UNHCR and the BBC team up to warn people about Gulf of Aden risks

UNHCR and its partners have taken to the air waves to warn thousands of people about the dangers they face by crossing the perilous sea waves that separate the Horn of Africa from Yemen.

© UNHCR/A.Fazzina Anxious civilians wait to board a smuggler's boat moored off the coast of Somalia.

© UNHCR/A.Fazzina
Anxious civilians wait to board a smuggler’s boat moored off the coast of Somalia.

NAIROBI, Kenya, September 28 (UNHCR) – UNHCR and its partners have taken to the air waves to warn thousands of people about the dangers they face by crossing the perilous sea waves that separate the Horn of Africa from Yemen.

Every year tens of thousands of people, mainly Ethiopians and Somalis fleeing poverty or conflict and persecution, pay smugglers to ferry them across the Gulf of Aden to the Yemeni coast. Many never make it, drowning or dying from beatings, shark attacks and other dangers. So far this year, around 300 people have drowned or are missing at sea and presumed dead.

The UN refugee agency has long been trying to spread awareness about the dangers, but people still keep making the perilous crossing. In a bid to reach a wide audience, UNHCR and the International Organization for Migration (IOM) have teamed up with the BBC World Service Trust to air a weekly radio broadcast about the risks.

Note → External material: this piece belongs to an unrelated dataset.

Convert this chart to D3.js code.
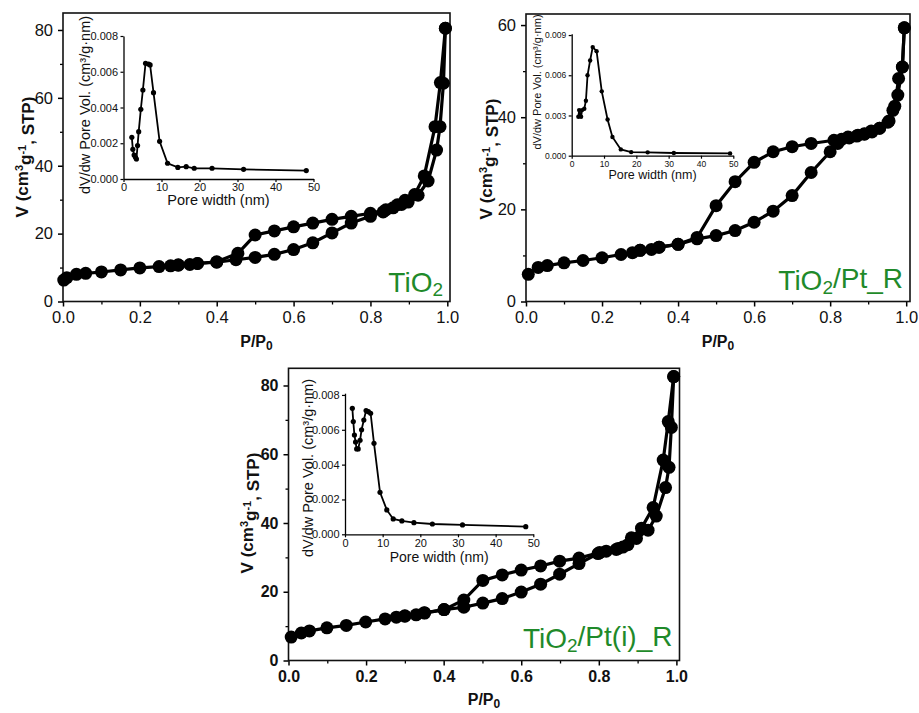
<!DOCTYPE html>
<html><head><meta charset="utf-8">
<script src="https://cdn.jsdelivr.net/npm/d3@7"></script>
<style>body{margin:0;background:#fff} svg{display:block;font-family:"Liberation Sans",Arial,sans-serif}</style>
</head><body><svg id="c" width="919" height="713"></svg>
<script>
// ---------- DATA ----------
// TiO2 isotherm
const tio2AdsP = [0.002,0.01,0.035,0.059,0.1,0.15,0.2,0.25,0.28,0.3,0.33,0.35,0.4,0.45,0.5,0.55,0.6,0.65,0.7,0.75,0.8,0.833,0.859,0.881,0.898,0.924,0.95,0.972,0.981,0.99,0.995];
const tio2AdsV = [6.3,7.0,8.0,8.3,8.7,9.3,9.9,10.3,10.5,10.7,10.9,11.2,11.6,12.3,13.0,13.9,15.3,17.3,20.2,23.1,25.1,26.4,27.6,28.6,29.3,31.3,35.5,44.6,51.5,64.3,80.5];
const tio2DesP = [0.995,0.982,0.968,0.94,0.915,0.89,0.87,0.84,0.8,0.75,0.7,0.65,0.6,0.55,0.5,0.455,0.4,0.35,0.3];
const tio2DesV = [80.5,64.5,51.5,37.0,31.5,29.8,28.5,27.0,26.0,25.1,24.2,23.1,22.0,20.8,19.6,14.2,11.7,11.2,10.8];
// TiO2/Pt_R isotherm
const ptAdsP = [0.006,0.032,0.056,0.1,0.15,0.2,0.25,0.28,0.3,0.33,0.35,0.4,0.45,0.5,0.55,0.6,0.65,0.7,0.75,0.8,0.82,0.847,0.873,0.89,0.908,0.93,0.952,0.965,0.978,0.99,0.995];
const ptAdsV = [5.9,7.4,7.8,8.4,8.9,9.5,10.2,10.6,11.1,11.3,11.8,12.4,13.6,14.3,15.4,17.2,19.6,23.0,28.0,32.5,34.3,35.7,36.1,36.4,37.0,37.6,38.9,41.5,44.8,50.9,59.4];
const ptDesP = [0.995,0.99,0.98,0.97,0.955,0.93,0.91,0.89,0.87,0.85,0.83,0.81,0.75,0.7,0.65,0.6,0.55,0.5,0.45,0.4,0.35,0.3];
const ptDesV = [59.4,50.9,48.4,42.4,39.2,37.6,36.8,36.3,35.9,35.5,35.2,35.0,34.3,33.6,32.5,30.2,26.0,20.8,13.9,12.4,11.8,11.1];
// TiO2/Pt(i)_R isotherm
const ptiAdsP = [0.007,0.033,0.054,0.099,0.149,0.199,0.249,0.278,0.3,0.329,0.351,0.401,0.452,0.501,0.551,0.6,0.65,0.699,0.749,0.798,0.819,0.85,0.875,0.897,0.927,0.948,0.972,0.981,0.987,0.993];
const ptiAdsV = [6.8,8.0,8.6,9.5,10.2,11.2,12.1,12.6,12.9,13.3,13.8,14.8,15.5,16.7,18.0,19.9,22.2,25.1,28.2,31.1,31.8,32.6,33.7,35.5,37.9,42.0,50.3,56.2,67.8,82.6];
const ptiDesP = [0.993,0.979,0.966,0.94,0.91,0.884,0.862,0.845,0.802,0.749,0.699,0.65,0.6,0.551,0.501,0.452,0.401,0.35,0.3];
const ptiDesV = [82.6,69.5,58.3,44.5,38.5,35.7,33.0,32.3,31.4,29.8,28.9,27.5,26.3,24.9,23.3,17.6,14.8,13.9,13.0];
// Pore size distributions (insets)
const tio2PoreW = [2.19,2.46,2.8,3.16,3.4,3.7,4.0,4.56,5.1,5.8,6.6,7.0,7.9,9.5,11.6,14.3,16.5,18.6,23.3,31.6,48.1];
const tio2PoreV = [0.00233,0.00166,0.00134,0.00121,0.00112,0.00187,0.00265,0.0039,0.00498,0.00647,0.00643,0.00638,0.00483,0.00211,0.00088,0.00065,0.00069,0.0006,0.0006,0.00054,0.00047];
const ptPoreW = [2.06,2.3,2.9,3.2,3.9,4.4,4.9,5.7,6.5,7.7,9.3,11.1,12.6,15.2,18.4,23.5,31.6,49];
const ptPoreV = [0.0029,0.0034,0.0029,0.0034,0.0035,0.0041,0.0060,0.0071,0.0081,0.0078,0.0048,0.0027,0.0014,0.00047,0.00027,0.00025,0.0002,0.00017];
const ptiPoreW = [1.95,2.2,2.5,2.8,3.1,3.5,4.0,4.4,5.0,5.6,6.2,6.8,7.7,9.3,11.1,12.8,15.1,18.3,23.2,31.2,48];
const ptiPoreV = [0.00723,0.00647,0.0057,0.0053,0.0049,0.0049,0.0054,0.0060,0.00656,0.0071,0.00704,0.00695,0.00522,0.00241,0.0014,0.00088,0.00077,0.00067,0.00059,0.00054,0.00044];
// Tick values
const xTicks = [0,0.2,0.4,0.6,0.8,1.0];
const xMinor = [0.1,0.3,0.5,0.7,0.9];
const yTicks80 = [0,20,40,60,80];
const yMinor80 = [10,30,50,70];
const yTicks60 = [0,20,40,60];
const yMinor60 = [10,30,50];
const poreTicks = [0,10,20,30,40,50];
const psdTicks8 = [0,0.002,0.004,0.006,0.008];
const psdTicks9 = [0,0.003,0.006,0.009];
const sampleNames = ["TiO2","TiO2/Pt_R","TiO2/Pt(i)_R"];

// ---------- DRAW ----------
const svg = d3.select("#c");
svg.append("rect").attr("width",919).attr("height",713).attr("fill","#fff");
const zip = (a,b)=>a.map((v,i)=>[v,b[i]]);
const green = "#1f8a2a";

function mainPanel(o){
  const g = svg.append("g");
  const x = d3.scaleLinear().domain(o.xd).range([o.L,o.R]);
  const y = d3.scaleLinear().domain(o.yd).range([o.B,o.T]);
  const fw = o.bold ? "bold" : "normal";
  // minor ticks
  g.append("g").attr("transform",`translate(0,${o.B})`)
    .call(d3.axisBottom(x).tickValues(xMinor).tickSize(3).tickSizeOuter(0).tickFormat(""))
    .call(s=>s.select(".domain").remove()).selectAll("line").attr("stroke-width",1.3);
  g.append("g").attr("transform",`translate(${o.L},0)`)
    .call(d3.axisLeft(y).tickValues(o.yMinor).tickSize(3).tickSizeOuter(0).tickFormat(""))
    .call(s=>s.select(".domain").remove()).selectAll("line").attr("stroke-width",1.3);
  const xa = g.append("g").attr("transform",`translate(0,${o.B})`)
    .call(d3.axisBottom(x).tickValues(xTicks).tickSize(5).tickPadding(5).tickSizeOuter(0).tickFormat(d3.format(".1f")));
  const ya = g.append("g").attr("transform",`translate(${o.L},0)`)
    .call(d3.axisLeft(y).tickValues(o.yTicks).tickSize(5).tickPadding(5).tickSizeOuter(0));
  [xa,ya].forEach(a=>{
    a.select(".domain").remove();
    a.attr("font-family",null).attr("font-size",o.fs).attr("font-weight",fw);
    a.selectAll("line").attr("stroke-width",1.5);
    a.selectAll("text").attr("fill","#111");
  });
  g.append("rect").attr("x",o.L).attr("y",o.T).attr("width",o.R-o.L).attr("height",o.B-o.T)
    .attr("fill","none").attr("stroke","#111").attr("stroke-width",1.6);
  // y label
  const yl = g.append("text").attr("transform",`translate(${o.ylx},${o.yly}) rotate(-90)`)
    .attr("text-anchor","middle").attr("font-weight","bold").attr("font-size",17).attr("fill","#111");
  yl.append("tspan").text("V (cm");
  yl.append("tspan").text("3").attr("font-size",11).attr("dy","-0.5em");
  yl.append("tspan").text("g").attr("dy","0.5em");
  yl.append("tspan").text("-1").attr("font-size",11).attr("dy","-0.5em");
  yl.append("tspan").text(", STP)").attr("dy","0.5em");
  // x label
  const xl = g.append("text").attr("x",(o.L+o.R)/2).attr("y",o.xly).attr("text-anchor","middle")
    .attr("font-weight","bold").attr("font-size",16).attr("fill","#111");
  xl.append("tspan").text("P/P");
  xl.append("tspan").text("0").attr("font-size",12).attr("dy","0.25em");
  // series
  const line = d3.line().x(d=>x(d[0])).y(d=>y(d[1]));
  [o.ads,o.des].forEach(s=>{
    g.append("path").datum(s).attr("d",line).attr("fill","none").attr("stroke","#000").attr("stroke-width",3.2);
  });
  [o.ads,o.des].forEach(s=>{
    g.selectAll(null).data(s).enter().append("circle")
      .attr("cx",d=>x(d[0])).attr("cy",d=>y(d[1])).attr("r",6.5).attr("fill","#000");
  });
  // sample label
  const nm = g.append("text").attr("x",o.R-7).attr("y",o.nmy).attr("text-anchor","end")
    .attr("font-size",28).attr("fill",green);
  const parts = o.name.split("2");
  nm.append("tspan").text(parts[0]);
  nm.append("tspan").text("2").attr("font-size",19).attr("dy","0.22em");
  nm.append("tspan").text(parts.slice(1).join("2")).attr("dy","-0.22em");
}

function inset(o){
  const g = svg.append("g");
  const x = d3.scaleLinear().domain([0,50]).range([o.L,o.R]);
  const y = d3.scaleLinear().domain(o.yd).range([o.B,o.T]);
  const xa = g.append("g").attr("transform",`translate(0,${o.B})`)
    .call(d3.axisBottom(x).tickValues(poreTicks).tickSize(3).tickPadding(o.xpad).tickSizeOuter(0));
  const ya = g.append("g").attr("transform",`translate(${o.L},0)`)
    .call(d3.axisLeft(y).tickValues(o.yTicks).tickSize(3).tickPadding(2.5).tickSizeOuter(0).tickFormat(d3.format(".3f")));
  [xa,ya].forEach(a=>{
    a.attr("font-family",null).attr("font-size",o.tfs);
    a.select(".domain").attr("stroke-width",1.3);
    a.selectAll("line").attr("stroke-width",1.2);
    a.selectAll("text").attr("fill","#111");
  });
  g.append("text").attr("x",(o.L+o.R)/2).attr("y",o.xly).attr("text-anchor","middle")
    .attr("font-size",o.xlfs).attr("fill","#111").text("Pore width (nm)");
  g.append("text").attr("transform",`translate(${o.ylx},${o.yly}) rotate(-90)`).attr("text-anchor","middle")
    .attr("font-size",o.ylfs).attr("fill","#111").text("dV/dw Pore Vol. (cm³/g·nm)");
  g.append("path").datum(o.data).attr("d",d3.line().x(d=>x(d[0])).y(d=>y(d[1])))
    .attr("fill","none").attr("stroke","#000").attr("stroke-width",1.8);
  g.selectAll(null).data(o.data).enter().append("circle")
    .attr("cx",d=>x(d[0])).attr("cy",d=>y(d[1])).attr("r",o.r).attr("fill","#000");
}

mainPanel({L:63,R:450,T:13,B:301.5,xd:[0,1.007],yd:[0,85],yTicks:yTicks80,yMinor:yMinor80,fs:16.5,bold:false,
  ylx:28,yly:157,xly:347,nmy:292,name:sampleNames[0],ads:zip(tio2AdsP,tio2AdsV),des:zip(tio2DesP,tio2DesV)});
mainPanel({L:526,R:910,T:14,B:301.5,xd:[0,1.01],yd:[0,62.4],yTicks:yTicks60,yMinor:yMinor60,fs:16.5,bold:false,
  ylx:492,yly:159,xly:347,nmy:290,name:sampleNames[1],ads:zip(ptAdsP,ptAdsV),des:zip(ptDesP,ptDesV)});
mainPanel({L:288.5,R:679.5,T:368.3,B:660.5,xd:[0,1.008],yd:[0,85],yTicks:yTicks80,yMinor:yMinor80,fs:16,bold:true,
  ylx:253,yly:513,xly:705,nmy:648,name:sampleNames[2],ads:zip(ptiAdsP,ptiAdsV),des:zip(ptiDesP,ptiDesV)});

inset({L:123.5,R:313.5,T:36,B:179,yd:[0,0.008],yTicks:psdTicks8,tfs:11,xpad:1.5,xlfs:14.5,ylfs:14.5,
  xly:205,ylx:90,yly:105,r:2.6,data:zip(tio2PoreW,tio2PoreV)});
inset({L:571.7,R:733.3,T:33.7,B:155.7,yd:[0,0.0091],yTicks:psdTicks9,tfs:8.5,xpad:2.3,xlfs:12.5,ylfs:11,
  xly:179,ylx:541,yly:82,r:2.2,data:zip(ptPoreW,ptPoreV)});
inset({L:345,R:533.3,T:393.2,B:534.3,yd:[0,0.0081],yTicks:psdTicks8,tfs:11,xpad:1.5,xlfs:14,ylfs:14.5,
  xly:562,ylx:313,yly:468,r:2.6,data:zip(ptiPoreW,ptiPoreV)});
</script></body></html>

The first 30-minute “Lifeline” programme was broadcast last Saturday on the BBC’s Somali service. It will become a weekly feature over the next six months, when the Gulf of Aden sailing season is at its height. Aside from awareness material, the Saturday afternoon programme will also carry general information of interest to migrants and asylum-seekers.

Put together by the BBC World Service Trust with the help of migration experts from UNHCR, IOM and other agencies, the programme will help people make an informed decision about whether or not to cross the Gulf or to seek asylum in neighbouring countries.

It will feature Somali refugees in Kenya, Ethiopia and Yemen talking about the opportunities and challenges of life in exile, and also from internally displaced people in Somalia. Interviews with migrants and asylum-seekers show that many would not have undertaken the journey had they known about the risks involved.

In a country where literacy is low and national TV and newspapers non-existent, radio is one of the best ways to reach out to the population as many people have access to a radio set.

“The programme has come [just] in time. It will help people understand the dangers that they are likely to face,” said Hodan Hassan, a UNHCR community services officer in the northern Somalia port of Bossaso.

The smugglers stop sailing in July and August when the seas are too stormy. Since the beginning of this month, more than 190 boats have arrived at the Yemen coast carrying almost 10,200 people, bringing the total number of arrivals since January to more than 50,000.

UNHCR also hopes the BBC programme will sensitize host communities in Somalia, Ethiopia, Kenya and Yemen about the plight of migrants and asylum-seekers and the reasons that lead to their flight. “It will help in reducing xenophobic feelings directed at Ethiopian migrants and asylum-seekers by the host communities,” said Hassan.